* **Material**:

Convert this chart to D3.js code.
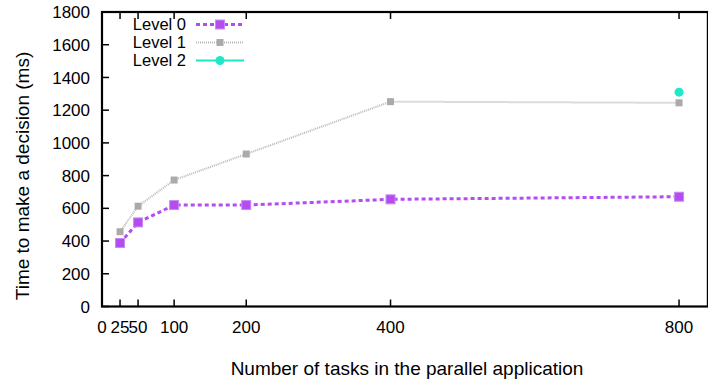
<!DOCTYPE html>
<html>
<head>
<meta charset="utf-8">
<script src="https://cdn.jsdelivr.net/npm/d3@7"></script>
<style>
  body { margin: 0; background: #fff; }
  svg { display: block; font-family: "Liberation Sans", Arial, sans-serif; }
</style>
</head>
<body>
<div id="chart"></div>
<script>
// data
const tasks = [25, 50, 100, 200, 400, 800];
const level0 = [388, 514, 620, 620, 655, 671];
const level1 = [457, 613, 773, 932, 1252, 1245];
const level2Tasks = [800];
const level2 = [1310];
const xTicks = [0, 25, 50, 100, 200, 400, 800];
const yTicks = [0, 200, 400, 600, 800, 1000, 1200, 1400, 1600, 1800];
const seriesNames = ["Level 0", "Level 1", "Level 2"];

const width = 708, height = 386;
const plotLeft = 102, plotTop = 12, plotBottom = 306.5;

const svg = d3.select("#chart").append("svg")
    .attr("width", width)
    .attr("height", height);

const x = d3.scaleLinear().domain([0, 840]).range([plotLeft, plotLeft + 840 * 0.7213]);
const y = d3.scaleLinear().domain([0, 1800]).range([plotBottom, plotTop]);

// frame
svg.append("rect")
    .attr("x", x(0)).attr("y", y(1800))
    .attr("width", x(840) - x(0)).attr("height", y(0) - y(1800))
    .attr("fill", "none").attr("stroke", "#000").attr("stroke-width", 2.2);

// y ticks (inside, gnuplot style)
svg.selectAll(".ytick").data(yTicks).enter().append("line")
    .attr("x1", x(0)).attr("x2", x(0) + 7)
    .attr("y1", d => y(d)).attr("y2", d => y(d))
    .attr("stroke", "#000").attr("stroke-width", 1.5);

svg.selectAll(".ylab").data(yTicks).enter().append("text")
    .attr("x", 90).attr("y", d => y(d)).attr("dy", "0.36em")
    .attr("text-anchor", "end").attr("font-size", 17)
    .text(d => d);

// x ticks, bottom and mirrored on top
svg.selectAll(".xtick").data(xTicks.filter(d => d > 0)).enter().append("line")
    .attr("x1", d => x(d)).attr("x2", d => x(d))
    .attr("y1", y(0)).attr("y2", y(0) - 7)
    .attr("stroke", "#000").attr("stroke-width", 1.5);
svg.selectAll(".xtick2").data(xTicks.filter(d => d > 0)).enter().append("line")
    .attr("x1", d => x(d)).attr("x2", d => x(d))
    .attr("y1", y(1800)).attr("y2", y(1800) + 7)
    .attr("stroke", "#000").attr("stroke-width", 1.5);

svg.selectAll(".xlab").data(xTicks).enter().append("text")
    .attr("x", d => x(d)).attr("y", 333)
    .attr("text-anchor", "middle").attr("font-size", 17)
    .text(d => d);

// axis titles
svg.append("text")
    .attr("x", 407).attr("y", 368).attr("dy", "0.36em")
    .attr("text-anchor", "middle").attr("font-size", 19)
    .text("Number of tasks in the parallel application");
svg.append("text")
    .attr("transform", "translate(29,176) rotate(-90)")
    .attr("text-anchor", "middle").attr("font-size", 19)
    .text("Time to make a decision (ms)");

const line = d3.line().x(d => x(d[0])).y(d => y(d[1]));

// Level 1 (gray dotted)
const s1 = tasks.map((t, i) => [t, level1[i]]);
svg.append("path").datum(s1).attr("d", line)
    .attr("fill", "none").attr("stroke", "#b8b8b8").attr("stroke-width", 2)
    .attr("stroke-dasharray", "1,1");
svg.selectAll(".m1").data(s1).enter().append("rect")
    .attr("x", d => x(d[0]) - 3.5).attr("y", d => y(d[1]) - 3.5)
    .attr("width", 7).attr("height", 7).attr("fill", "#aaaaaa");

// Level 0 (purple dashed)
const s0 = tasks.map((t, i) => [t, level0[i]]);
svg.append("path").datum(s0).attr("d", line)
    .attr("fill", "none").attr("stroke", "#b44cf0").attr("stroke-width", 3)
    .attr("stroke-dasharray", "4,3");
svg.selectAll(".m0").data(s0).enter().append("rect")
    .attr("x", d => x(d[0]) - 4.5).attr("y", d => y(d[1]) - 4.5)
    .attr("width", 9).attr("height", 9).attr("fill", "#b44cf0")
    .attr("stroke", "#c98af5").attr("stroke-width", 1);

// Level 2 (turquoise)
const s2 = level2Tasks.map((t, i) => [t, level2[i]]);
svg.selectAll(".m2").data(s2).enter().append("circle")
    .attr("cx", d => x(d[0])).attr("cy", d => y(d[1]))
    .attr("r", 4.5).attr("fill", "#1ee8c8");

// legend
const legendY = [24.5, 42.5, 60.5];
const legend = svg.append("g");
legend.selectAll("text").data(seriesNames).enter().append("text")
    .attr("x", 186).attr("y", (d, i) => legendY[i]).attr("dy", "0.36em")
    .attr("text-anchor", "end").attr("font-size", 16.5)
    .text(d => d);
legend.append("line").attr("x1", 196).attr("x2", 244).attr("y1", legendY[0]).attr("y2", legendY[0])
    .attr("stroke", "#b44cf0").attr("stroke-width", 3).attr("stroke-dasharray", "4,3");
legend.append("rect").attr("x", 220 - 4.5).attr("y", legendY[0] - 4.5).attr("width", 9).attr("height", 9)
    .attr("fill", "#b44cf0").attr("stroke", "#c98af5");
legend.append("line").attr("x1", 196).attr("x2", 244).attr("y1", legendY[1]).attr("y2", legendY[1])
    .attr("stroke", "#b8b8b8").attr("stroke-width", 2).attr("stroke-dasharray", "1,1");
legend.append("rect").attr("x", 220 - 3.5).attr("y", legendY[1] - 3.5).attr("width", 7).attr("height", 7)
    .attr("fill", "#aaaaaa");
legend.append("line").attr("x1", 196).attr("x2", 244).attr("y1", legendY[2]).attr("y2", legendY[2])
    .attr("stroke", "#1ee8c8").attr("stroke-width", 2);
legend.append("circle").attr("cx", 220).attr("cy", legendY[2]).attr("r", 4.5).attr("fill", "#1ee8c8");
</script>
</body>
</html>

* * *

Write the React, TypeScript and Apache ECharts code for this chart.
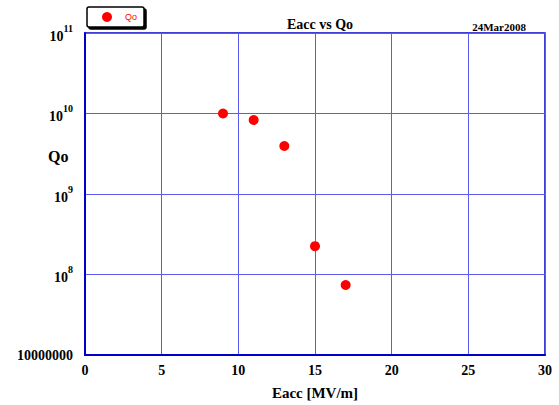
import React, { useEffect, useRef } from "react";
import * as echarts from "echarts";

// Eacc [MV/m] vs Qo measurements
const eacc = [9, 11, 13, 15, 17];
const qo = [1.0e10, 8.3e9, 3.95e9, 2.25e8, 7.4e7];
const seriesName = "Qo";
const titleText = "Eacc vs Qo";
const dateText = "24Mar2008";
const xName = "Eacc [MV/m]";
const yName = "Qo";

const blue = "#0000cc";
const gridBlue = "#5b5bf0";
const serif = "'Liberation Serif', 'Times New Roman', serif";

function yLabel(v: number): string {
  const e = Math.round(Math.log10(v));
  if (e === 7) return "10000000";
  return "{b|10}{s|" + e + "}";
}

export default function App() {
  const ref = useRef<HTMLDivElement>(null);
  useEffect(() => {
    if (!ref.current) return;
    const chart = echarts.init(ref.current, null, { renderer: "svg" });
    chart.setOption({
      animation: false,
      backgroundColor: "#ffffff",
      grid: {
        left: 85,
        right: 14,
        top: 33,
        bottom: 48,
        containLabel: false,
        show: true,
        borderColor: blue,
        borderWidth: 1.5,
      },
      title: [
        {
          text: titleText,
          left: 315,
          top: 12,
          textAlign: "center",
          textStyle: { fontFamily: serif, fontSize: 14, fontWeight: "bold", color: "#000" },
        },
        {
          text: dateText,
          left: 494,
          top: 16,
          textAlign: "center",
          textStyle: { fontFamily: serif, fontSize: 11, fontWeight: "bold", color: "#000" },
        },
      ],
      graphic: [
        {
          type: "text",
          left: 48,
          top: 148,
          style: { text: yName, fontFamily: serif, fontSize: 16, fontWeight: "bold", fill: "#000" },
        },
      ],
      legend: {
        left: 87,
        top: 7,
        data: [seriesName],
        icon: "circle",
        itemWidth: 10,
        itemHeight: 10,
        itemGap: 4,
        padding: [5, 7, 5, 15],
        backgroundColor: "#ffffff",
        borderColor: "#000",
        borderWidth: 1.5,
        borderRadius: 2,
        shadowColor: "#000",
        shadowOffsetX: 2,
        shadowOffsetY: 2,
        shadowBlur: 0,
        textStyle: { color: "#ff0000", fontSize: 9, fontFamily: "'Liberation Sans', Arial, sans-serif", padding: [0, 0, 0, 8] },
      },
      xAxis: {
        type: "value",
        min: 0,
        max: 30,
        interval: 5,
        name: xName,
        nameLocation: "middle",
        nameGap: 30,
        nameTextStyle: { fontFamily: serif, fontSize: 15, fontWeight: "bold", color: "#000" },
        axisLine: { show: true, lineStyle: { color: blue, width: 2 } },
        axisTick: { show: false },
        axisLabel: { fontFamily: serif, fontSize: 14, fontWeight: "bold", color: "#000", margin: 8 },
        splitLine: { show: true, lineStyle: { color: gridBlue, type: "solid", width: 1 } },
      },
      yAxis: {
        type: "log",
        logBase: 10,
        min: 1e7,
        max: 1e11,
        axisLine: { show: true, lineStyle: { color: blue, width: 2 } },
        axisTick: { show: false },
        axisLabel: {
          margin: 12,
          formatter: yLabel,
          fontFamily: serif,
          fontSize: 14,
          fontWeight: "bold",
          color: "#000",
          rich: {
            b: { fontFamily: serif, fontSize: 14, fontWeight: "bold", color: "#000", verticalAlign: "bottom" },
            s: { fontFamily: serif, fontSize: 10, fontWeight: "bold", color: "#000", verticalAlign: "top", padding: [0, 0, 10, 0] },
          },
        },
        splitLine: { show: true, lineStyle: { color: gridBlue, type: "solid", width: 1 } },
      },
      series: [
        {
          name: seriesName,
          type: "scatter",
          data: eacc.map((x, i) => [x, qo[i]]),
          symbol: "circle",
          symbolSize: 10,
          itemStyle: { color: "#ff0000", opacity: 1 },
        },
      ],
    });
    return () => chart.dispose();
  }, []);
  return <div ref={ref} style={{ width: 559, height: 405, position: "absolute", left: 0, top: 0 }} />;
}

* **Your objective**:
Gather up, from the records above, each line where the word "this" appears.

* **Solved exercise**:
Convert this chart to D3.js code.
Write the React, TypeScript and Apache ECharts code for this chart.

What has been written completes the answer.